--- WHAT YOU SHOULD DO ---
Copy out every line in the entries below that includes "this".

+++

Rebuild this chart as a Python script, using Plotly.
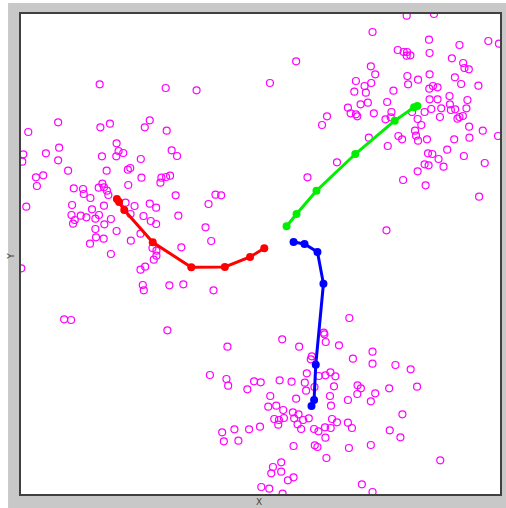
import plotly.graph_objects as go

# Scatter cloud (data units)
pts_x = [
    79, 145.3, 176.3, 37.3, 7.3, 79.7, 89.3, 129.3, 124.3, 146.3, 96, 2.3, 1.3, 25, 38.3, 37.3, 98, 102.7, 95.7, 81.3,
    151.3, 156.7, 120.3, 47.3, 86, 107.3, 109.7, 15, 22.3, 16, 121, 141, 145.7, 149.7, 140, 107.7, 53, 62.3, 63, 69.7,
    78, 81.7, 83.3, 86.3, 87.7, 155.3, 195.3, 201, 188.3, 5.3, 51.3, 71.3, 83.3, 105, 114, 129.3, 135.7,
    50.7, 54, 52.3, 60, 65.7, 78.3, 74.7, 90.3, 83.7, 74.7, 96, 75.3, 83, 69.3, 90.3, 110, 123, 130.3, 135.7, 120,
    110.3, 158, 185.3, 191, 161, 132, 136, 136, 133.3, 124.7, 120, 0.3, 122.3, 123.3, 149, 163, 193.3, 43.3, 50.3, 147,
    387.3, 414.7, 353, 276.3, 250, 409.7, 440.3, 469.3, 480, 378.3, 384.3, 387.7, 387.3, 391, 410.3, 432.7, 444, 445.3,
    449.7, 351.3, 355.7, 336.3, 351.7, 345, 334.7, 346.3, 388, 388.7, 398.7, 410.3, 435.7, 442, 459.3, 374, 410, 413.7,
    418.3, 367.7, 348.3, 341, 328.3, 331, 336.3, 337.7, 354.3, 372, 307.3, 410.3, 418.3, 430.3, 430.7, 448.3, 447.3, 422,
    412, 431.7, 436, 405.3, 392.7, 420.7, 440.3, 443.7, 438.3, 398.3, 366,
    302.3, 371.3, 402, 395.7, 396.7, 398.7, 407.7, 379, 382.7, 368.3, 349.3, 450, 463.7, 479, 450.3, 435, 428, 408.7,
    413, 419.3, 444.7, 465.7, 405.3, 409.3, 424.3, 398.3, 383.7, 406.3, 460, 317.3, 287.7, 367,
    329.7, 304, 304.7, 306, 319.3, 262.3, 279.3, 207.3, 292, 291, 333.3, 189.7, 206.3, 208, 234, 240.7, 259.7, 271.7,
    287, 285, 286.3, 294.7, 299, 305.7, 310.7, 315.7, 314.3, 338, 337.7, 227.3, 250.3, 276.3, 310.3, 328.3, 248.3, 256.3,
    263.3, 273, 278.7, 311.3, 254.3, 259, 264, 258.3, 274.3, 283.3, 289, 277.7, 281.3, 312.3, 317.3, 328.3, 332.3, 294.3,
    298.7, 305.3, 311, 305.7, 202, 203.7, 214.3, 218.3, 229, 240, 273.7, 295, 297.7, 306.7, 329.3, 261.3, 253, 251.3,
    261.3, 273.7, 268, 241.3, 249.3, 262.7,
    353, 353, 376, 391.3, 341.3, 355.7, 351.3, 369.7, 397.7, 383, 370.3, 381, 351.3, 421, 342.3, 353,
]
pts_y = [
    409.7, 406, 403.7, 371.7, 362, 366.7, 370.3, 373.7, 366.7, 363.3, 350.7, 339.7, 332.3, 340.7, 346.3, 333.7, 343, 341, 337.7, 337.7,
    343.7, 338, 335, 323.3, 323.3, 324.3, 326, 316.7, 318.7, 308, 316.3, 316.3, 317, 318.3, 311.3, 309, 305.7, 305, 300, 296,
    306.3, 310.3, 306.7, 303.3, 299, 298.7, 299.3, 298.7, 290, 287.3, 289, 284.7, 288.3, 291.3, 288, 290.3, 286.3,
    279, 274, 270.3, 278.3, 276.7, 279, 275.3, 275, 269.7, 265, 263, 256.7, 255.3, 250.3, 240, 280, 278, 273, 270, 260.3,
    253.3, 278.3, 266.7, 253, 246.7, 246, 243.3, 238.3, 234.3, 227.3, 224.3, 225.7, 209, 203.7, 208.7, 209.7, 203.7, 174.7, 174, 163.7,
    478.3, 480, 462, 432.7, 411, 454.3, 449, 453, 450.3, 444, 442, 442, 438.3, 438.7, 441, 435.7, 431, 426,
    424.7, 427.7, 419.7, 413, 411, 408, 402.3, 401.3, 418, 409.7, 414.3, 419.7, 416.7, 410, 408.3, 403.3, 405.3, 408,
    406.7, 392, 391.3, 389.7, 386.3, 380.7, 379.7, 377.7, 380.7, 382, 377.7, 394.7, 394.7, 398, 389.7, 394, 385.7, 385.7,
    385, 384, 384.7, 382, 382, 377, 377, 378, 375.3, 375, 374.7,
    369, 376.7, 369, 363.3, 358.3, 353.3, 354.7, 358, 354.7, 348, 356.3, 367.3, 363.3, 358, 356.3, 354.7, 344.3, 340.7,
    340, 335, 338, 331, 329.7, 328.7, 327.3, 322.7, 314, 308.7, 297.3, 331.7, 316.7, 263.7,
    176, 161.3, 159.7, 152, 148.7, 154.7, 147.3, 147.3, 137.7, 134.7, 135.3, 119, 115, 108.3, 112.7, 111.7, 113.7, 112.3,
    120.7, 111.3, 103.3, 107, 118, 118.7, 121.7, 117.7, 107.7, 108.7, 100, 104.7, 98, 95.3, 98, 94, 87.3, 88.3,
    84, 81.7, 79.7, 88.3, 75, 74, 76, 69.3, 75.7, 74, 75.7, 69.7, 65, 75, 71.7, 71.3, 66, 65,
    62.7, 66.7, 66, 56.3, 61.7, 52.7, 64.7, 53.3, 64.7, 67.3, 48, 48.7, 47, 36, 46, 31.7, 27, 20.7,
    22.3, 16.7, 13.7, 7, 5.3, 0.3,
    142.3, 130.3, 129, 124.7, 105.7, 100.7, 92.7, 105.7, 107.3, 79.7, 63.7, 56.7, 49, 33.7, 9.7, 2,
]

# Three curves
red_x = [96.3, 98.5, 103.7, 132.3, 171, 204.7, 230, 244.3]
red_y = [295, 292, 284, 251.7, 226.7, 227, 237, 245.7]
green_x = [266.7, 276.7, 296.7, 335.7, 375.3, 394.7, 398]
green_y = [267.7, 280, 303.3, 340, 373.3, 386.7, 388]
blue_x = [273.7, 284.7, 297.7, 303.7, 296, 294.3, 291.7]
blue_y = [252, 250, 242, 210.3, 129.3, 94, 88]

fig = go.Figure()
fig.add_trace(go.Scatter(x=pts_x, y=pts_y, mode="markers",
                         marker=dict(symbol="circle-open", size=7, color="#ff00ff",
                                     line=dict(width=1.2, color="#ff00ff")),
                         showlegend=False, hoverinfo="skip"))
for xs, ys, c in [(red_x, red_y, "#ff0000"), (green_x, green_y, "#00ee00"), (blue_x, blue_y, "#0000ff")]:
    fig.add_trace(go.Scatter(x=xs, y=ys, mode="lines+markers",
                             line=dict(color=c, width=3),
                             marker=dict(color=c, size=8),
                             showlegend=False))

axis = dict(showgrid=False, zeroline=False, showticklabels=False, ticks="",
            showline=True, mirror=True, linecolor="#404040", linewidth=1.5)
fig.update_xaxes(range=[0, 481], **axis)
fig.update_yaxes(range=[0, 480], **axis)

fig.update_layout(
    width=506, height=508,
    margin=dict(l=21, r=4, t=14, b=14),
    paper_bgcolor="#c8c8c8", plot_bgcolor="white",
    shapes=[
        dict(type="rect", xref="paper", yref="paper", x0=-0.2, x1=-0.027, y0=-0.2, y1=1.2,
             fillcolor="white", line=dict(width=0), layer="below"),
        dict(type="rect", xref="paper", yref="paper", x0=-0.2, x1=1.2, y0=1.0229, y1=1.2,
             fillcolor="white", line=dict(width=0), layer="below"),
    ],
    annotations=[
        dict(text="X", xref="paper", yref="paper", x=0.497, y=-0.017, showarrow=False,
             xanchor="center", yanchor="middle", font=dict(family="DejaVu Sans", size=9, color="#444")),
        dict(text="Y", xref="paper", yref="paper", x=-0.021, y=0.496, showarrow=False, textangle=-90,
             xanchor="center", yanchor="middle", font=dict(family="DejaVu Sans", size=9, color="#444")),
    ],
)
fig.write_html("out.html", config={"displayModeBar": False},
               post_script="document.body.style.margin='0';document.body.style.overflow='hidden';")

+++

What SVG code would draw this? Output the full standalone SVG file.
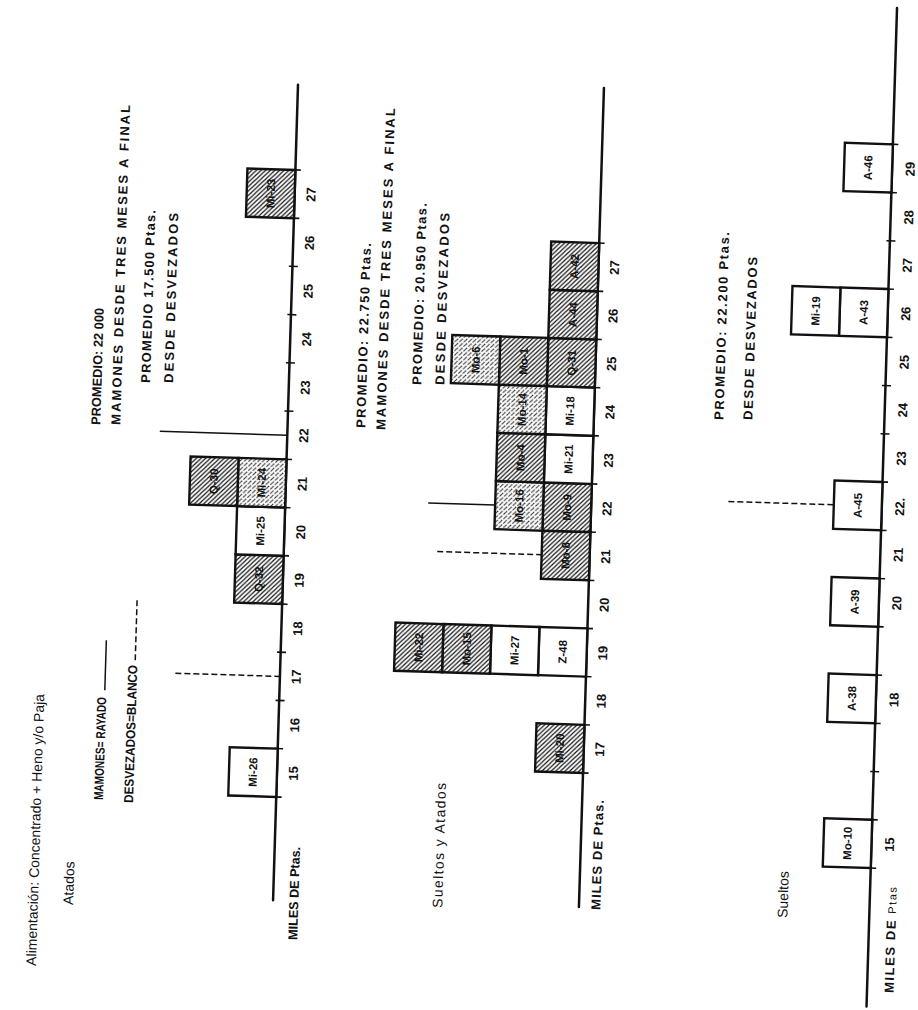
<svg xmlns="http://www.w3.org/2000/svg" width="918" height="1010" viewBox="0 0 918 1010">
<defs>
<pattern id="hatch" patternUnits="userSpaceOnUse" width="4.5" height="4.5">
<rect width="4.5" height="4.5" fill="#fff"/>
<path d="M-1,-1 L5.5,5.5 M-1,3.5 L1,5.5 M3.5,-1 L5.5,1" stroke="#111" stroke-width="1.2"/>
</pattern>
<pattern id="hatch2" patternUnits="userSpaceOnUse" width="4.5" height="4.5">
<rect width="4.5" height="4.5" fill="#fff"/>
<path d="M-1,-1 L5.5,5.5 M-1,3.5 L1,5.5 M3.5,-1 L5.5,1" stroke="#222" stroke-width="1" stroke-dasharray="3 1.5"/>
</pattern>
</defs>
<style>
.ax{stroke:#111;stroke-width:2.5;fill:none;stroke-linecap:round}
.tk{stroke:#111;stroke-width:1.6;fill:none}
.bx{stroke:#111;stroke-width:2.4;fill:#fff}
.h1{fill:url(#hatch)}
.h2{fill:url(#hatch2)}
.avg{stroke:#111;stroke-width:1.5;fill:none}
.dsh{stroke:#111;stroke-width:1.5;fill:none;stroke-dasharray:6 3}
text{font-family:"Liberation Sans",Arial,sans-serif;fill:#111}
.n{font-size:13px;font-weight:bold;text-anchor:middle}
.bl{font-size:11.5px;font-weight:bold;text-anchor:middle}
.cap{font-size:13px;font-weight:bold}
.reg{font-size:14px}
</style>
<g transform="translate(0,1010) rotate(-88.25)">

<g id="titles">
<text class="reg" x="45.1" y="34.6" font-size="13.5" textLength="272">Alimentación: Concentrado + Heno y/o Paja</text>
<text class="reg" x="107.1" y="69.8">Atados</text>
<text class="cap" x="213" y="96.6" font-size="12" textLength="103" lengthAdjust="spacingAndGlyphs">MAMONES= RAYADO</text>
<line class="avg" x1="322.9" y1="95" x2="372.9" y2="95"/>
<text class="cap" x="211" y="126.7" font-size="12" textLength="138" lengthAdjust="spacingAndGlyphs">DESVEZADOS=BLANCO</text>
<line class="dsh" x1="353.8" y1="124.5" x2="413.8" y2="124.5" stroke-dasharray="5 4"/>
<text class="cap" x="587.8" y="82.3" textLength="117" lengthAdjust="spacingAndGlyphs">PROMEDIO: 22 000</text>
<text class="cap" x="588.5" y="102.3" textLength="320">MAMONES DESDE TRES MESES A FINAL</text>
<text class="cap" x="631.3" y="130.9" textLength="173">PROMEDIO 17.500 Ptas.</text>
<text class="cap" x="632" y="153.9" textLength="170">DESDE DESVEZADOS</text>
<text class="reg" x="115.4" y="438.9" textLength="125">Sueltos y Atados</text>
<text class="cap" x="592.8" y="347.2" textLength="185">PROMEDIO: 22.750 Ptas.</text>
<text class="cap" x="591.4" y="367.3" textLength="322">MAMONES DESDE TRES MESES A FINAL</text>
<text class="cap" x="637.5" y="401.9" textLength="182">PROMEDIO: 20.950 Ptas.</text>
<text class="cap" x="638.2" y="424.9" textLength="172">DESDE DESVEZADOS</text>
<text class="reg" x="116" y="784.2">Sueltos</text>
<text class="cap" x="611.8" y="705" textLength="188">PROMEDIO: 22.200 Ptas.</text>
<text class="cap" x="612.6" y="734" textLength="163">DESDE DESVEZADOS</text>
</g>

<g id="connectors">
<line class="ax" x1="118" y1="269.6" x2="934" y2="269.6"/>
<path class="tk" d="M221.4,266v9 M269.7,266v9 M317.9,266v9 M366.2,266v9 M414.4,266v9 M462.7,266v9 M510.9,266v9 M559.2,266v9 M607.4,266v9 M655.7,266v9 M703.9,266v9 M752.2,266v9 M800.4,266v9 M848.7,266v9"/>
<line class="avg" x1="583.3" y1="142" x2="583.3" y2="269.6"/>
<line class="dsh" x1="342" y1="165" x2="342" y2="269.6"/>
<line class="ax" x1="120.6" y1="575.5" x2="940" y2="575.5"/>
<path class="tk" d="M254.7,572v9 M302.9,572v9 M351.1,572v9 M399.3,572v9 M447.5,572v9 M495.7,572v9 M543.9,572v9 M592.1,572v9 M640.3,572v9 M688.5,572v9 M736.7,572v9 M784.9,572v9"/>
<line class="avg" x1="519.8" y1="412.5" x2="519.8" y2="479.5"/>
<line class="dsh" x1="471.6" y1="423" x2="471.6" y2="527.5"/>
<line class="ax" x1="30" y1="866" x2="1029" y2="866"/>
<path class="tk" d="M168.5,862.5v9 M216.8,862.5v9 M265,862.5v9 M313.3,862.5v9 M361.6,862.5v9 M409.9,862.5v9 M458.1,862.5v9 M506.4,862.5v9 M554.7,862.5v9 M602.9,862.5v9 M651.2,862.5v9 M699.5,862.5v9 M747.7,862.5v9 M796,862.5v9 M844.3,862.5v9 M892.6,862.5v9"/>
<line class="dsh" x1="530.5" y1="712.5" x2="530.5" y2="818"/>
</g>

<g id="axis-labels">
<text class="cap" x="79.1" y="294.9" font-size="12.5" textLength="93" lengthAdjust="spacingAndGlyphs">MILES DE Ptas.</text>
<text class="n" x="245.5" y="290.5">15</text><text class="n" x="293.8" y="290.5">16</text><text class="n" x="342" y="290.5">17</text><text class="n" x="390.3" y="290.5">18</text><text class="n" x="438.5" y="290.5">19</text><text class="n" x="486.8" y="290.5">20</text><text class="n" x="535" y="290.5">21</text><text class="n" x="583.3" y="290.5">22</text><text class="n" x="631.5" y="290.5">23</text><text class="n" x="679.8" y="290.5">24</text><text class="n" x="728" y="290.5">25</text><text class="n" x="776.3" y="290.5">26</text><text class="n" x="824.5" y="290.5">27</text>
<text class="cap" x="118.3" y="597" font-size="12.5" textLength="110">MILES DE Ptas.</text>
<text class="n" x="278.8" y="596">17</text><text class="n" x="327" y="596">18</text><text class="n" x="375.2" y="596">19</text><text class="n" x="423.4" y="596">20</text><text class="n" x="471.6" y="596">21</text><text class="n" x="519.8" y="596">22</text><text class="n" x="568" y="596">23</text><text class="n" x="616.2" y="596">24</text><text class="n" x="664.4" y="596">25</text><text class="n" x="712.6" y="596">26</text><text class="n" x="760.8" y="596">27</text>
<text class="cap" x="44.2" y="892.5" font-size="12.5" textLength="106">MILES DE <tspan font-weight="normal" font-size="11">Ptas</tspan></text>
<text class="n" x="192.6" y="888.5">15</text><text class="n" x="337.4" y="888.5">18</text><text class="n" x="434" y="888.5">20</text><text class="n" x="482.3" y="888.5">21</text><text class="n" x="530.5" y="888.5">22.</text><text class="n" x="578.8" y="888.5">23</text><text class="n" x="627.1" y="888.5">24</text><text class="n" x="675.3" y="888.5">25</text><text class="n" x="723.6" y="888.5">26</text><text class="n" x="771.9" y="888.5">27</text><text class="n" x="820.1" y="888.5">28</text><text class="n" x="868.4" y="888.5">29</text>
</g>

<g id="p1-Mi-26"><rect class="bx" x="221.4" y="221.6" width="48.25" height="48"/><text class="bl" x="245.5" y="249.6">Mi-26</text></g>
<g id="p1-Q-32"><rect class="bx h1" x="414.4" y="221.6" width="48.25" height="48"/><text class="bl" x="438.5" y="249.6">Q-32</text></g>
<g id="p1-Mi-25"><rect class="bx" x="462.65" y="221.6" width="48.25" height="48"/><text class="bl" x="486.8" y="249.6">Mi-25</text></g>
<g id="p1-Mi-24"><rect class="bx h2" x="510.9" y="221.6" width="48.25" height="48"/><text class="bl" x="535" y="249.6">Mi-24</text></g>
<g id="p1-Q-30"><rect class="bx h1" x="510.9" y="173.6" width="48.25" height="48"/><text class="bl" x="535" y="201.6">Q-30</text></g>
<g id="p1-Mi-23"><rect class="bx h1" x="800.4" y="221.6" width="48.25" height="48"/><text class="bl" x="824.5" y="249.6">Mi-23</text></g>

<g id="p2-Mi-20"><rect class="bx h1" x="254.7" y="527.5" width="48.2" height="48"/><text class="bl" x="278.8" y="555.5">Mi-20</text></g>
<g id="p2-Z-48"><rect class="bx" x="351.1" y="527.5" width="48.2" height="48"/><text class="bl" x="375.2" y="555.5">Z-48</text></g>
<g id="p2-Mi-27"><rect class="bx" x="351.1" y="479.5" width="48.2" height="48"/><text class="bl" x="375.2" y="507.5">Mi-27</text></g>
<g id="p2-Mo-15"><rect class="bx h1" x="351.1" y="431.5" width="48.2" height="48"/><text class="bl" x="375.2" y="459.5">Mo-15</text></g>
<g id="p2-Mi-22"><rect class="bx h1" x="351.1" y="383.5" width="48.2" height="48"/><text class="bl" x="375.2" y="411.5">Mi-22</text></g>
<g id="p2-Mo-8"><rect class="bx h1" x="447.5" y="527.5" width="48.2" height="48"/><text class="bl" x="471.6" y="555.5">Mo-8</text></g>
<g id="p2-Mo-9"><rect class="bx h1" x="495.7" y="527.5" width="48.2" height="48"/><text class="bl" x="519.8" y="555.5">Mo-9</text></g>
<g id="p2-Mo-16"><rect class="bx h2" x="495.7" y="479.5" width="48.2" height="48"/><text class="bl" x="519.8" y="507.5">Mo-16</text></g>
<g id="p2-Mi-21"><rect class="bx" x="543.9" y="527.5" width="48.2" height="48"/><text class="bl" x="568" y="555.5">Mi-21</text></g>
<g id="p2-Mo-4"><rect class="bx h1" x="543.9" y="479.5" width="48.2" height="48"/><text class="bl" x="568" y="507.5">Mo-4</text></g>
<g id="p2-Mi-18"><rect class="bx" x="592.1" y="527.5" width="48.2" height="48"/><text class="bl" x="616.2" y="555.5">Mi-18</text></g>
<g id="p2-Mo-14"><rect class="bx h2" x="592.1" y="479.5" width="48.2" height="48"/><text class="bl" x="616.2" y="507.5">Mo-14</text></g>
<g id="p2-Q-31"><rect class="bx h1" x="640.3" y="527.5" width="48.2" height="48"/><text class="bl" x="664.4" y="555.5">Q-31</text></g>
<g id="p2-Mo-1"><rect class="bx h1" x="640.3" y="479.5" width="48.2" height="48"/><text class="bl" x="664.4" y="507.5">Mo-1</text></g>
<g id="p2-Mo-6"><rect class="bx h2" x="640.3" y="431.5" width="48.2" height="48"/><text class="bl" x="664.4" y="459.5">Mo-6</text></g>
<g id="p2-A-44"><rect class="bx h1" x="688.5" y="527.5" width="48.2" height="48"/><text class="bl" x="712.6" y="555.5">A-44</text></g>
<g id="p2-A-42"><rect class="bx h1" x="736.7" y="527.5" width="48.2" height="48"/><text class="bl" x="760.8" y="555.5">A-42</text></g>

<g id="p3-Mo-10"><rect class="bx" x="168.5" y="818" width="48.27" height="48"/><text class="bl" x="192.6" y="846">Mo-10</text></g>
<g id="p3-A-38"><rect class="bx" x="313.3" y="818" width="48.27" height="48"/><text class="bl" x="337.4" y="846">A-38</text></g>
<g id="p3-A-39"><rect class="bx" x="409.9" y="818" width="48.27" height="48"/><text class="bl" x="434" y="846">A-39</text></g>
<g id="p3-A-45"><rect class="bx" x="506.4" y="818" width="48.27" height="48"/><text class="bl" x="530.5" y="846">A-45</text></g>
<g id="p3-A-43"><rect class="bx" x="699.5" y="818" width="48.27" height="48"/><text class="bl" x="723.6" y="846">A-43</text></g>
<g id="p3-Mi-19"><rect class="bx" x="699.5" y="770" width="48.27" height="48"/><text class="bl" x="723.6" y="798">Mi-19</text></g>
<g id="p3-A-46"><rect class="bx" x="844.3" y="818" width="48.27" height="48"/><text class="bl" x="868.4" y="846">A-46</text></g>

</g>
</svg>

+++

--- WRITTEN SOLUTION ---
Rebuild this chart as a Python script, using Plotly.
What SVG code would draw this? Output the full standalone SVG file.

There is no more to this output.